Several notorious shock-and-awe TV talk show hosts widely known for contrived anger to prop up their ratings have tried to create a war over Christmas.
Use of the word "holiday" rather than "Christmas" in advertising and on greeting cards is fuel for their artificial fury in a pointless effort to prove that God is dead, and it's all the fault of godless liberals.
To use a Scroogism, humbug.
Christmas is everywhere—in advertising, in Christian church services, in song on radio and television, in greeting cards, on the lips of people exchanging Christmas wishes, and in people's hearts.
Where Christmas and the spirit of the season is lacking, it's apparent, is in the hearts of Grinchy television naysayers who prefer anger and words of war, and who work on new ways to embellish their ugly notoriety.
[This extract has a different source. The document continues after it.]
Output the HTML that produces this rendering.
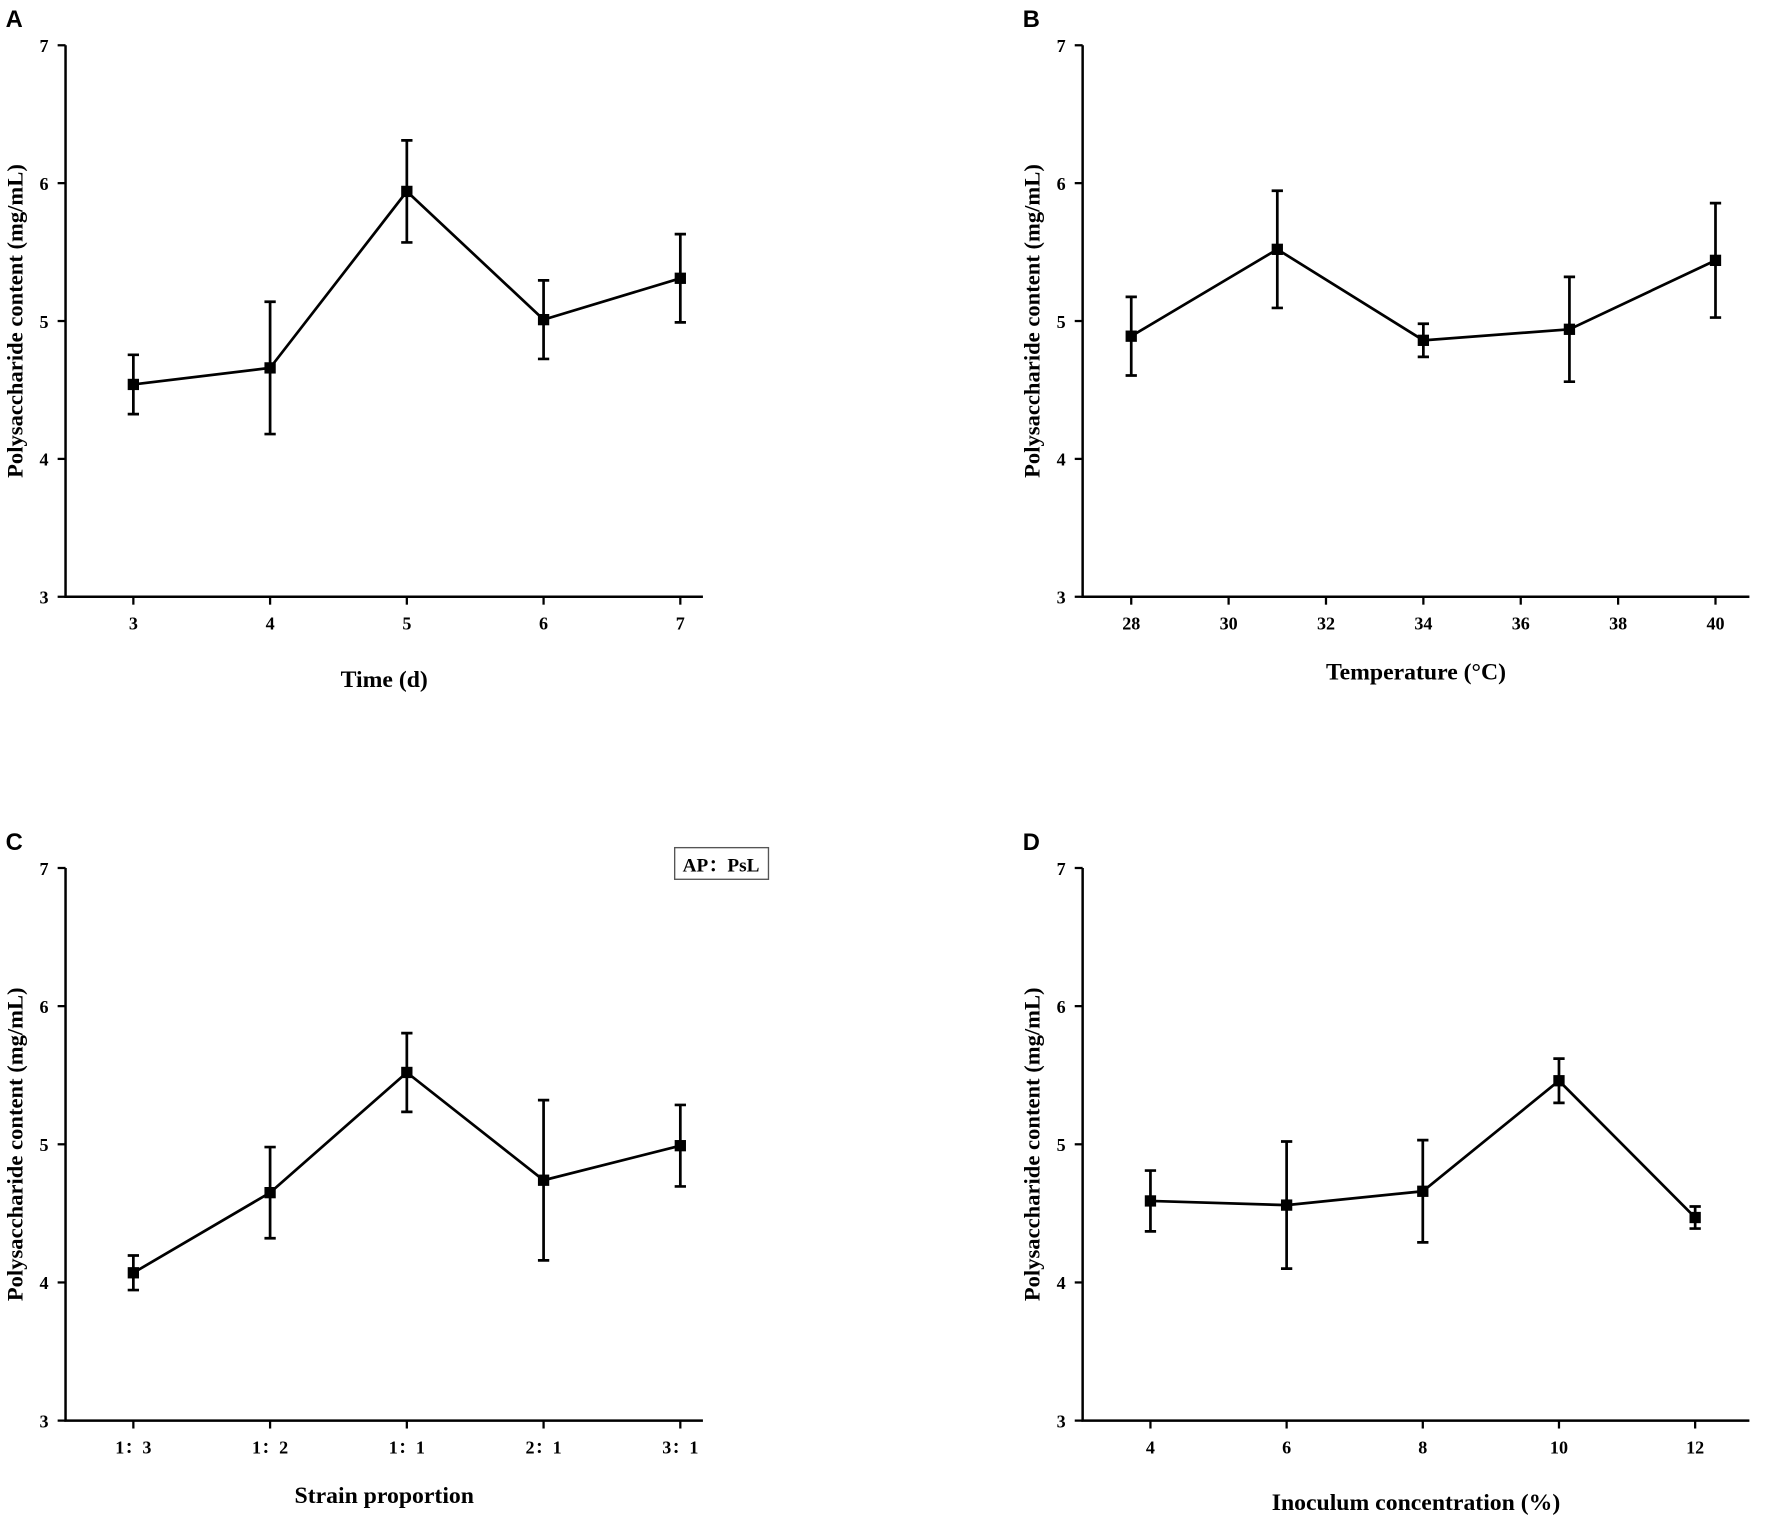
<!DOCTYPE html>
<html><head><meta charset="utf-8"><style>
html,body{margin:0;padding:0;background:#fff}
svg{display:block}
</style></head><body>
<svg id="fig" width="1772" height="1519" viewBox="0 0 1568 1344" xmlns="http://www.w3.org/2000/svg"></svg>
<script>
const catsA=["3","4","5","6","7"];
const valsA=[4.54,4.66,5.94,5.01,5.31];
const errA=[0.215,0.48,0.37,0.285,0.32];
const ticksB=[28,30,32,34,36,38,40];
const xB=[28,31,34,37,40];
const valsB=[4.89,5.52,4.86,4.94,5.44];
const errB=[0.285,0.425,0.12,0.38,0.415];
const catsC=["1：3","1：2","1：1","2：1","3：1"];
const valsC=[4.07,4.65,5.52,4.74,4.99];
const errC=[0.125,0.33,0.285,0.58,0.295];
const ticksD=[4,6,8,10,12];
const xD=[4,6,8,10,12];
const valsD=[4.59,4.56,4.66,5.46,4.47];
const errD=[0.22,0.46,0.37,0.16,0.08];
const yTicks=[3,4,5,6,7];

const NS="http://www.w3.org/2000/svg";
const svg=document.getElementById('fig');
function mk(tag,attrs,parent){const e=document.createElementNS(NS,tag);for(const k in attrs)e.setAttribute(k,attrs[k]);(parent||svg).appendChild(e);return e;}

function panel(o){
  const g=mk('g',{});
  
  
  const y=v=>o.yb-(v-3)/4*(o.yb-o.yt);
  const x=o.xf;
  const L=mk('text',{x:o.ax-53,y:o.yt-16,'font-family':'Liberation Sans, sans-serif','font-weight':'bold','font-size':21},g);
  L.textContent=o.id;
  
  
  const ax=mk('path',{d:`M${o.ax},${o.yt} V${o.yb} H${o.xr}`,stroke:'#000','stroke-width':2.2,fill:'none'},g);
  
  
  yTicks.forEach(t=>{
    mk('line',{x1:o.ax-7,x2:o.ax,y1:y(t),y2:y(t),stroke:'#000','stroke-width':2},g);
    const tx=mk('text',{x:o.ax-15,y:y(t)+6,'text-anchor':'end','font-family':'Liberation Serif, serif','font-weight':'bold','font-size':16},g);
    tx.textContent=t;
    
    
  });
  o.xticks.forEach((t,i)=>{
    const xx=x(o.xtickVals[i]);
    mk('line',{x1:xx,x2:xx,y1:o.yb,y2:o.yb+7,stroke:'#000','stroke-width':2},g);
    const tx=mk('text',{x:xx,y:o.yb+29,'text-anchor':'middle','font-family':'Liberation Serif, "Noto Serif CJK SC", serif','font-weight':'bold','font-size':16},g);
    tx.textContent=t;
    
    
  });
  const xt=mk('text',{x:(o.ax+o.xr)/2-(o.xtOff||0),y:o.yb+o.xtitleDy,'text-anchor':'middle','font-family':'Liberation Serif, serif','font-weight':'bold','font-size':21},g);
  xt.textContent=o.xtitle;
  
  
  const cy=(o.yt+o.yb)/2;
  const yt=mk('text',{x:0,y:0,transform:`translate(${o.ax-38},${cy}) rotate(-90)`,'text-anchor':'middle','font-family':'Liberation Serif, serif','font-weight':'bold','font-size':20},g);
  yt.textContent='Polysaccharide content (mg/mL)';
  
  
  const pts=o.vals.map((v,i)=>x(o.xs[i])+','+y(v)).join(' ');
  const pl=mk('polyline',{points:pts,fill:'none',stroke:'#000','stroke-width':2.4},g);
  
  
  o.vals.forEach((v,i)=>{
    const xx=x(o.xs[i]),e=o.errs[i];
    const eb=mk('path',{d:`M${xx},${y(v-e)}V${y(v+e)}M${xx-5},${y(v-e)}H${xx+5}M${xx-5},${y(v+e)}H${xx+5}`,stroke:'#000','stroke-width':2.4,fill:'none'},g);
    
    
    const m=mk('rect',{x:xx-5,y:y(v)-5,width:10,height:10,fill:'#000'},g);
    
    
  });
  return g;
}
const lin=(a,b,pa,pb)=>v=>pa+(v-a)/(b-a)*(pb-pa);
panel({id:'A',ax:58,yt:40,yb:528,xr:622,xf:lin(0,4,118,602),xticks:catsA,xtickVals:[0,1,2,3,4],xs:[0,1,2,3,4],vals:valsA,errs:errA,xtitle:'Time (d)',xtitleDy:80});
panel({id:'B',ax:958,yt:40,yb:528,xr:1548,xf:lin(28,40,1001,1518),xticks:ticksB.map(String),xtickVals:ticksB,xs:xB,vals:valsB,errs:errB,xtitle:'Temperature (°C)',xtitleDy:73});
panel({id:'C',ax:58,yt:768,yb:1257,xr:622,xf:lin(0,4,118,602),xticks:catsC,xtickVals:[0,1,2,3,4],xs:[0,1,2,3,4],vals:valsC,errs:errC,xtitle:'Strain proportion',xtitleDy:73});
panel({id:'D',ax:958,yt:768,yb:1257,xr:1548,xf:lin(4,12,1018,1500),xticks:ticksD.map(String),xtickVals:ticksD,xs:xD,vals:valsD,errs:errD,xtitle:'Inoculum concentration (%)',xtitleDy:79});
const lg=mk('g',{});


mk('rect',{x:597,y:750,width:83,height:28,fill:'#fff',stroke:'#555','stroke-width':1.2},lg);
const lt=mk('text',{x:638,y:771,'text-anchor':'middle','font-family':'Liberation Serif, "Noto Serif CJK SC", serif','font-weight':'bold','font-size':17},lg);
lt.textContent='AP：PsL';
</script>
</body></html>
Christmas, as a holiday as well as a religious observance, is something universally understood and celebrated, if not in the Christian manner, then in spirit.
One impressive example: Jewish families, who celebrate Hanukkah this time of the year, have been unsparing in their tradition of volunteering to man food kitchens on Christmas Day for the needy and homeless. The volunteers illustrate an understanding of the Christmas spirit of giving and also free Christian brethren to remain with families on a special day.
Call it what you will—Christmas, holiday, Yule, St. Nick's Day, Christmastide—far more important is how we live in brotherly peace and goodwill.